Les lois de transposition françaises des conventions internationales existaient déjà. Mais la France avait la réputation de ne pas les appliquer, car il n’y a pas eu de condamnation de grandes entreprises. Ce qui n’empêchait pas les entreprises françaises d’être poursuivies à l’étranger. La Loi Sapin 2 joue à la fois sur la prévention et sur la sanction en apportant des innovations comme la CJIP, une véritable révolution du droit pénal français. Avec cette loi, nous espérons que seront établies des conditions de concurrence similaires entre les entreprises françaises et leurs concurrentes étrangères. Et qu’elles seront évaluées, jugées et sanctionnées en France. Nous espérons aussi que la loi permettra que soit mieux appliqué le principe du non bis in idem et que les affaires éventuelles soit investiguées par les autorités françaises et non plus par des juridictions étrangères.
« Nous craignons que les procédures extraterritoriales soient l’occasion d’un pillage économique » Corinne Lagache
Le Code de conduite est la première pierre de la démonstration de l’engagement de l’entreprise dans la lutte anticorruption…
C’est un élément fondamental, qui doit dépasser la simple charte d’affirmation de grands principes. Il doit être pédagogique pour que les collaborateurs s’approprient des comportements adéquats. Parmi les autres éléments fondamentaux, il est nécessaire de définir une cartographie des risques réels de l’entreprise face aux risques d’intégrité, puis un programme de conformité associé très robuste. C’est le premier élément analysé par les procureurs et les juges. D’ailleurs, le faire vivre et évoluer sera aussi évalué
En ce qui concerne la due diligence, l’analyse doit-elle être permanente ?

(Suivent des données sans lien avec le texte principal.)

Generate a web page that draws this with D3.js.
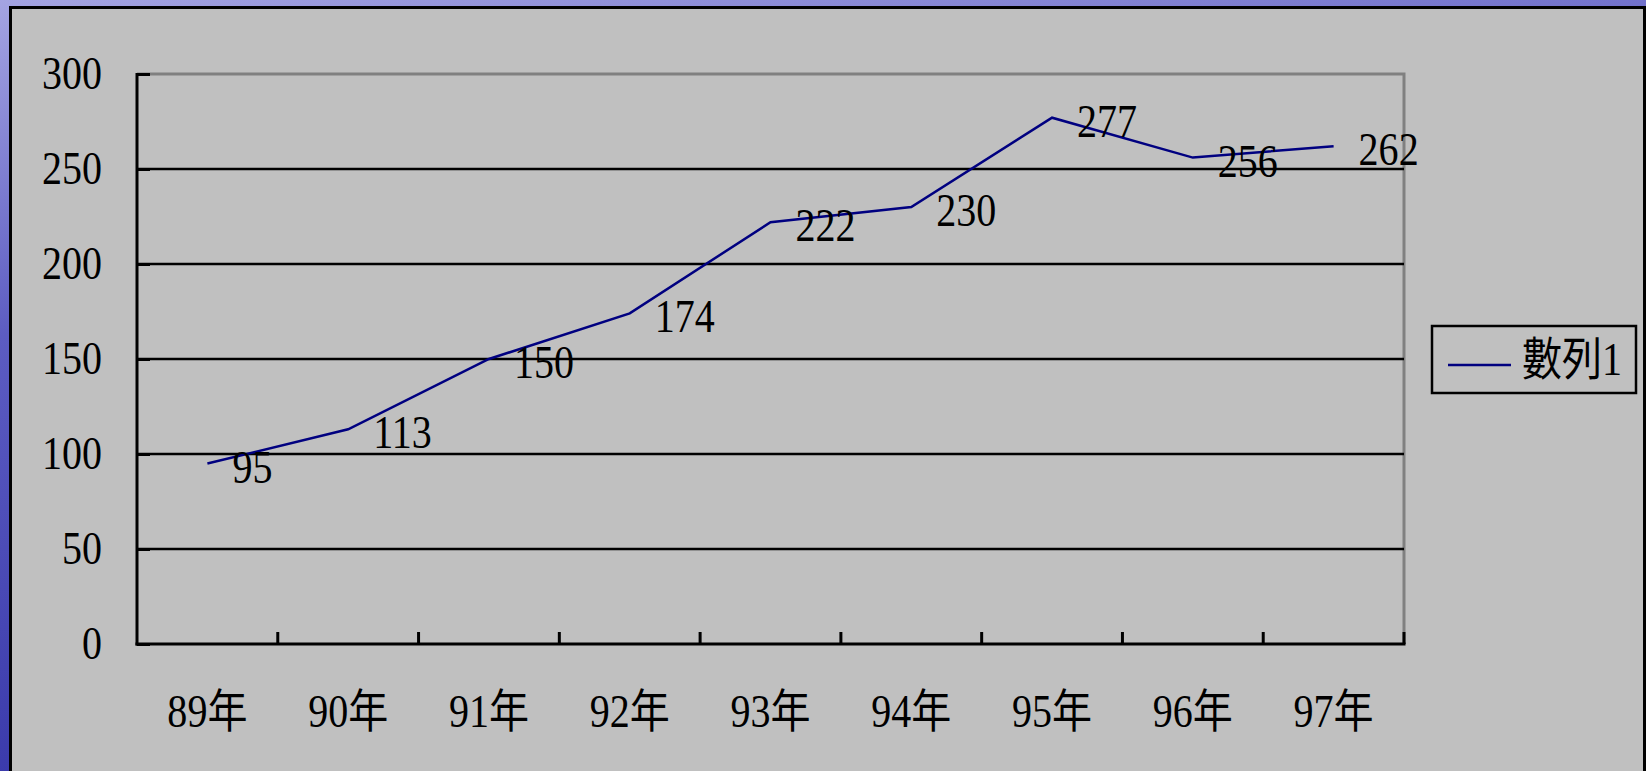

Le compliance officer doit toujours avoir en tête l’idée de la traçabilité des opérations et des transactions, notamment internationales. En interne, c’est la procédure de conformité qui lui permet de définir le processus de due diligence adapté selon la catégorie de tiers, afin de détecter toute alerte qui bloquera l’opération ou la transaction envisagée. Cette due diligence est basée sur une analyse interne mais aussi externe afin de conforter la première et de mutualiser la responsabilité de cette due diligence. Les entreprises demandent depuis longtemps, notamment dans le cadre du G20, d’avoir accès à des bases de données internationales, notamment pour connaître les bénéficiaires ultimes de ses clients et fournisseurs. La limitation des risques se trouve dans la pertinence des informations recueillies.

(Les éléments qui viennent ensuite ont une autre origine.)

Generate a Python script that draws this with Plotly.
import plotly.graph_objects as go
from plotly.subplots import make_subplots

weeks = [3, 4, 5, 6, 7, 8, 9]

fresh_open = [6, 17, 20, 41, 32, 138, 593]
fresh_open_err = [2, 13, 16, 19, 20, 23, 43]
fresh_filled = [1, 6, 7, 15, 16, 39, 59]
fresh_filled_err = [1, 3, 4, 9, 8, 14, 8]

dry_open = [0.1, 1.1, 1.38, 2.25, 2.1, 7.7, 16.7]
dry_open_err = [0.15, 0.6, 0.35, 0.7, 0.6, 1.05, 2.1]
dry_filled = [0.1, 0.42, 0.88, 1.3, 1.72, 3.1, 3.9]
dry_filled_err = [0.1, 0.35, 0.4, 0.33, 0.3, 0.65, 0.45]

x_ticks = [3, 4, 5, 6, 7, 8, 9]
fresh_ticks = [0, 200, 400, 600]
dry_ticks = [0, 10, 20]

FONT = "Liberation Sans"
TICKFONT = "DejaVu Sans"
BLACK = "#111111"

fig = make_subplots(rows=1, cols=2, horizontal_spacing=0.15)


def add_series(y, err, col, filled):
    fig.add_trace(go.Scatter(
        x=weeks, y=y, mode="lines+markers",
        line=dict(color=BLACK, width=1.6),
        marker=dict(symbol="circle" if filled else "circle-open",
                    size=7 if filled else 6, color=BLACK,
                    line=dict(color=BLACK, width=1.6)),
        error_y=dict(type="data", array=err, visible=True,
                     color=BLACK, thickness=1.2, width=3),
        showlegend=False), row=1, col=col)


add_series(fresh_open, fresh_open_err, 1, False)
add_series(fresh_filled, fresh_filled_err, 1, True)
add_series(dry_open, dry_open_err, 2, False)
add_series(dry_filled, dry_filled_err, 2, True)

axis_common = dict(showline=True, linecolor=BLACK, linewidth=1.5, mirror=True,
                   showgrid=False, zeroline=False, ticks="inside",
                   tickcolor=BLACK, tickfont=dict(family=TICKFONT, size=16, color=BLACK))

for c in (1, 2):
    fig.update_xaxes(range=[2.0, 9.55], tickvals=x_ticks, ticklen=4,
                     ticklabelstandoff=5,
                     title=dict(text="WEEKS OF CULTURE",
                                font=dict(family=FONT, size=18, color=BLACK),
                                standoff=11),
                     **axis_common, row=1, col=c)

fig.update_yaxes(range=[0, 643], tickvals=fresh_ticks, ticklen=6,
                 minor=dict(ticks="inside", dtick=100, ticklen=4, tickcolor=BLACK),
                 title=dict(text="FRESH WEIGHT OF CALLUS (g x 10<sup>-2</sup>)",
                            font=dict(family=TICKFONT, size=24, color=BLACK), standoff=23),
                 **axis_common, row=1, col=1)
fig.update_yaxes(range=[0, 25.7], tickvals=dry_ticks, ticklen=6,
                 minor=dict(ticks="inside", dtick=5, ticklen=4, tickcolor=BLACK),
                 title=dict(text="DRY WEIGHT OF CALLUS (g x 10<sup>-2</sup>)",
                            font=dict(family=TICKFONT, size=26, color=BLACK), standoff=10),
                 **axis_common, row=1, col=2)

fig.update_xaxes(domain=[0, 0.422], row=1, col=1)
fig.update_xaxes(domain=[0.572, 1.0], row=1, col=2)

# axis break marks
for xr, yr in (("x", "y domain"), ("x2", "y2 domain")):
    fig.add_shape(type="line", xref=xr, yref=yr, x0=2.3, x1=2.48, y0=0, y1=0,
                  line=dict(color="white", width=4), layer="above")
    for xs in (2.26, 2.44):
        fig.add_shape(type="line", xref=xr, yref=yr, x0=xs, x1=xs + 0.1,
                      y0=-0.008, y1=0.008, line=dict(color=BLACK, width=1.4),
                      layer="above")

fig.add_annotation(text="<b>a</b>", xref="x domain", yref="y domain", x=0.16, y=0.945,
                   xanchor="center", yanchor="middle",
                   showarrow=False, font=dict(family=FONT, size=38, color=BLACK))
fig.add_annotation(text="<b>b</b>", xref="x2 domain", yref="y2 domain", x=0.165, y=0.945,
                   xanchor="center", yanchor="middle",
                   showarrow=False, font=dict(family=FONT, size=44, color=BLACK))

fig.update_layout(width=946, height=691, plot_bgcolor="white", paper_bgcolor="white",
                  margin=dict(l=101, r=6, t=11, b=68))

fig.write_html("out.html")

Quel rôle pour les avocats ?
Les entreprises ont besoin d’avocats en interne, par exemple pour définir les sanctions disciplinaires lors de découvertes de comportements inappropriés. De même, pour sécuriser le processus menant d’une « alerte » à « protection du lanceur d’alerte ». Ou encore, lors des enquêtes civiles ou judiciaires, ou pour négocier la CJIP avec un procureur.
Les entreprises françaises seraient par ailleurs sans doute davantage protégées économiquement si ses avocats étaient des Français. La dimension « secret des affaires » nous préoccupe en effet beaucoup. Nous craignons que les procédures extraterritoriales soient l’occasion d’un pillage économique. Nous préférerions avoir de solides enquêteurs, avocats, experts, moniteurs français. Nous devons tous travailler en coopération, même avec l’État, c’est une question d’intelligence stratégique pour l’économie française.